CFP Interdisciplinary conference: Ladies in Arms: Representations of Shooting Women in Contemporary Popular Culture

Oct 19-21, 2022, Vienna

Deadline: May 6, 2022

Organizers: Prof. Dr. Teresa Hiergeist (Romanistik); PD Dr. Stefanie Schäfer (Amerikanistik)

In contemporary popular culture, representations of shooting women abound: Super heroines, warrior goddesses, and female avengers brandish their weapons in movies, cartoons, comics and novels, advertisements, and on the shelves of toy stores (Inness 2018, 4); stories of cowgirls, huntresses, and female police officers and soldiers have received increased media attention in the past 30 years (Browder 2008; Browder and Pflaeging 2010; Patton and Schedlock 2012). This new omnipresence of the gun-toting woman in the cultural imaginary indicates her great potential to concentrate different discourses about gender, the legitimacy of violence, and social cohesion. She exposes the values, norms and attitudes of contemporary individuals, groups and societies. In this respect it comes as no surprise that narratives of shooting women negotiate a variety of positions and identities.

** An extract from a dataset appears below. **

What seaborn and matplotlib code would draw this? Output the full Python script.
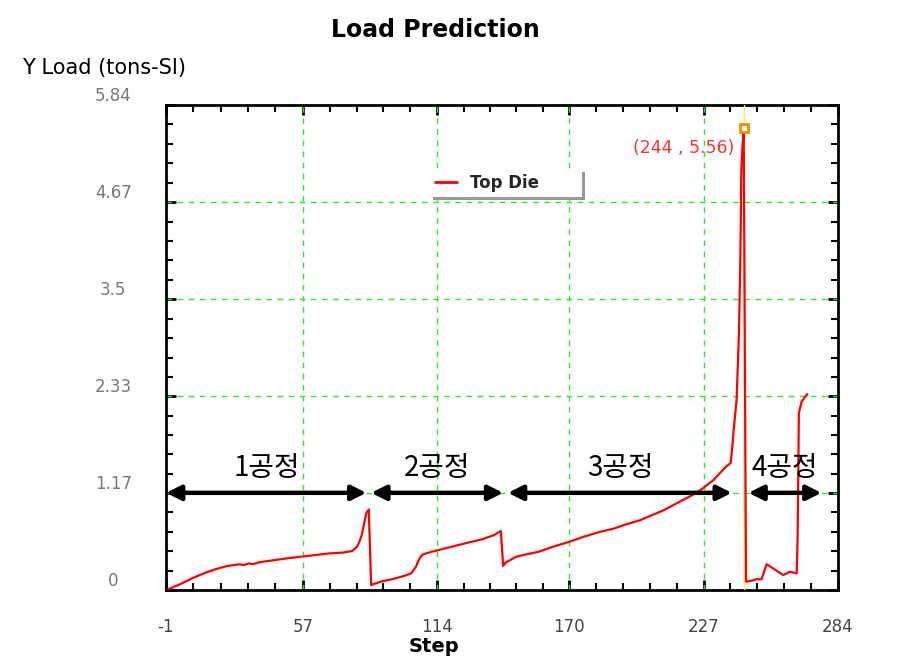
import numpy as np
import pandas as pd
import matplotlib
matplotlib.use("Agg")
import matplotlib.pyplot as plt
import seaborn as sns

# ---------------- data ----------------
step = [0, 5, 10, 15, 20, 25, 28, 30, 32, 34, 36, 38, 40, 45, 50, 56, 62, 68, 74, 78, 80, 81, 82, 83, 84, 85,
        86, 90, 95, 100, 103, 105, 106, 107, 108, 113, 120, 127, 133, 138, 141,
        142, 143, 147.5, 152, 157, 163, 170, 176, 183, 189, 194, 200, 205, 210, 214, 218, 222, 226, 231, 234,
        236.7, 238.5, 239.2, 240, 241, 242, 242.6, 243, 243.5, 244,
        245, 247, 249.5, 251.6, 253.7, 256.5, 260.8, 263.6, 266.5, 266.9, 267.4, 268.6, 271]
load = [0.01, 0.07, 0.14, 0.20, 0.25, 0.29, 0.30, 0.31, 0.30, 0.32, 0.31, 0.33, 0.34, 0.36, 0.38, 0.40, 0.42, 0.44, 0.45, 0.47, 0.52, 0.58, 0.66, 0.80, 0.93, 0.97,
        0.06, 0.10, 0.13, 0.17, 0.20, 0.28, 0.35, 0.40, 0.43, 0.47, 0.52, 0.57, 0.61, 0.66, 0.71,
        0.29, 0.33, 0.40, 0.43, 0.46, 0.52, 0.58, 0.64, 0.70, 0.74, 0.79, 0.84, 0.90, 0.96, 1.02, 1.08, 1.14, 1.21, 1.32, 1.41,
        1.49, 1.53, 1.73, 2.00, 2.29, 3.10, 4.03, 5.06, 5.33, 5.56,
        0.10, 0.11, 0.13, 0.13, 0.31, 0.26, 0.18, 0.22, 0.20, 0.68, 2.13, 2.27, 2.36]

x_ticks = [-1, 57, 114, 170, 227, 284]
y_ticks = [0, 1.17, 2.33, 3.5, 4.67, 5.84]
y_tick_labels = ["0", "1.17", "2.33", "3.5", "4.67", "5.84"]

process_labels = ["1공정", "2공정", "3공정", "4공정"]
process_start = [-1, 86, 144, 246]
process_end = [84, 142, 239, 277]
process_level = 1.17

peak_step = 244
peak_load = 5.56
series_name = "Top Die"

df = pd.DataFrame({"Step": step, "Load": load, "series": series_name})

# ---------------- figure ----------------
sns.set_theme(style="white")
plt.rcParams["font.family"] = ["DejaVu Sans", "Noto Sans CJK KR"]

fig = plt.figure(figsize=(9.01, 6.66), dpi=100)
ax = fig.add_axes([166 / 901, 1 - 590 / 666, 672 / 901, 485 / 666])

sns.lineplot(data=df, x="Step", y="Load", hue="series", palette=["#ff0000"],
             estimator=None, sort=False, linewidth=1.6, ax=ax, zorder=4)

ax.set_xlim(x_ticks[0], x_ticks[-1])
ax.set_ylim(y_ticks[0], y_ticks[-1])

# grid
for xv in x_ticks[1:-1]:
    ax.axvline(xv, color="#22ee22", lw=1.0, ls=(0, (4, 4)), zorder=1)
for yv in y_ticks[1:-1]:
    ax.axhline(yv, color="#22ee22", lw=1.0, ls=(0, (4, 4)), zorder=1)

# ticks
ax.set_xticks(x_ticks)
ax.set_xticklabels([str(v) for v in x_ticks], fontsize=12, color="#444444")
ax.set_yticks(y_ticks)
ax.set_yticklabels(y_tick_labels, fontsize=12, color="#777777")
xminor = np.concatenate([np.linspace(a, b, 6)[1:-1] for a, b in zip(x_ticks[:-1], x_ticks[1:])])
yminor = np.concatenate([np.linspace(a, b, 6)[1:-1] for a, b in zip(y_ticks[:-1], y_ticks[1:])])
ax.set_xticks(xminor, minor=True)
ax.set_yticks(yminor, minor=True)
ax.tick_params(which="both", direction="in", top=True, right=True, bottom=True, left=True, color="black")
ax.tick_params(which="major", length=7, width=2)
ax.tick_params(which="minor", length=5, width=1.5)
ax.tick_params(axis="x", which="major", pad=20)
ax.tick_params(axis="y", which="major", pad=38)
for lab in ax.get_yticklabels():
    lab.set_horizontalalignment("center")
    lab.set_verticalalignment("bottom")
for sp in ax.spines.values():
    sp.set_color("black")
    sp.set_linewidth(2)

ax.set_xlabel("")
ax.set_ylabel("")

# process arrows and labels
for lab, a, b in zip(process_labels, process_start, process_end):
    ax.annotate("", xy=(b, process_level), xytext=(a, process_level),
                arrowprops=dict(arrowstyle="<|-|>", color="black", lw=3.2,
                                mutation_scale=22, shrinkA=0, shrinkB=0), zorder=5)
    ax.annotate(lab, xy=((a + b) / 2, process_level), xytext=(0, 10), textcoords="offset pixels",
                ha="center", va="bottom", fontsize=20, color="black",
                family=["Noto Sans CJK KR", "DejaVu Sans"], zorder=6)

# peak marker
ax.axvline(peak_step, color="#ffee44", lw=1, zorder=3)
ax.plot([peak_step], [peak_load], marker="s", ms=6, mfc="white", mec="#ff8800", mew=2, zorder=7)
ax.annotate(f"({peak_step} , {peak_load:.2f})", xy=(peak_step, peak_load), xytext=(-9, -20),
            textcoords="offset pixels", ha="right", va="center", fontsize=12.5, color="#ff3030")

# legend
h, l = ax.get_legend_handles_labels()
leg = ax.legend(h, [series_name], loc="lower left",
                bbox_to_anchor=(0.393, 0.810, 0.226, 0.05), mode="expand", borderaxespad=0,
                frameon=True, fancybox=False, shadow={"color": "#999999", "alpha": 1},
                handlelength=1.3, handletextpad=0.8, borderpad=0.3,
                prop={"size": 12, "weight": "bold"})
leg.get_frame().set_edgecolor("white")
leg.get_frame().set_linewidth(0)
for line in leg.get_lines():
    line.set_linewidth(2)

# titles
fig.text(435 / 901, 1 - 30 / 666, "Load Prediction", ha="center", va="center",
         fontsize=17, fontweight="bold", color="black")
fig.text(22 / 901, 1 - 68 / 666, "Y Load (tons-SI)", ha="left", va="center",
         fontsize=15, color="black")
fig.text(434 / 901, 1 - 647 / 666, "Step", ha="center", va="center",
         fontsize=14, fontweight="bold", color="black")

fig.savefig("out.png", dpi=100, facecolor="white")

On the one hand, representations of gunwomanship are often linked to feminist ideals of empowerment and agency. The gun, as paragon of modernity and modern warfare, serves as “great equalizer” that puts women on a par with ‘male oppressors’ and with patriarchy, enabling them to launch revolutions, effect anti-imperialist resistance, or ascertain self-defense in the domestic and public sphere (cf. Deckman 2016, Johnson 2014). Leftwing-radicals like the anarchists at the turn of the 20th century or the activists of the Cuban Revolution in the 1950s have profited from this symbolism to mobilize the population for the social changeover, equating revolutionary struggle and emancipation (Ledesma Prieto 2017, 113; Ramírez Chicharro 2010, 8). In US culture, shooting women produce discomfort and negotiate (white) feminisms (cf. Browder 2006,1; Stange and Oyster 2000). In the struggle against systemic racisms in the transatlantic world, the heroines of 1970s Blaxploitation cinema like Foxy Brown or Cleopatra Jones interrupt the spy movie genre or resonate with Wakanda’s Africana womanism in Marvel’s Black Panther (cf. Schäfer 2018 or Thames 2021). At the very latest, since the era of post-victim feminism in the 1990s, which refuses the idea of the female need of protection, armed women have become predestined identification figures (Minowa, Maclaran and Stevens 2014, 217). They jar with gender scripts of female softness, care and motherhood (Ellerbrock 2013) and challenge or subvert patriarchal hierarchies, specifically with the marketing of gun culture to girl consumers (Latzel, Maubach and Satjukow 2011, 12-16; Calibi and Sanger 2013, 8). Furthermore, representing shooting women or referring to them, especially when their violence is joint and organized, is particularly suitable to evoke the utopia of a matriarchally structured society (Cardi,

Pruvost 2011, 34).

On the other hand, narratives about women with guns frequently perpetuate misogynic attitudes. Their stigmatization as criminal, deviant, or diabolic has a long tradition that reaches from the biblical figure of Salome, to the child- or husband-murdering mother or wife of the 19th century (Chauvaud and Maladain 2009, 11), the femme fatale in mid 20th-century detective fiction (Beardsley 2010, 60), the racialization of Angela Davis as “black militant” (Roman 2020; see also Gerund 2013) and into the present moment, with films like Red Sparrow (2018), Esther (2009) or Wer ist Hanna? (2011). Mainly depicted or imagined by male artists and authors, the shooting woman, in these contexts functions as a threat to masculine physical and moral integrity (Watanabe-O’Kelly 2010, 15), and/or as a fascinosum tremendum that sacralizes female beauty and permits her transgressive erotization and sexualization (Simpson 2010, 25).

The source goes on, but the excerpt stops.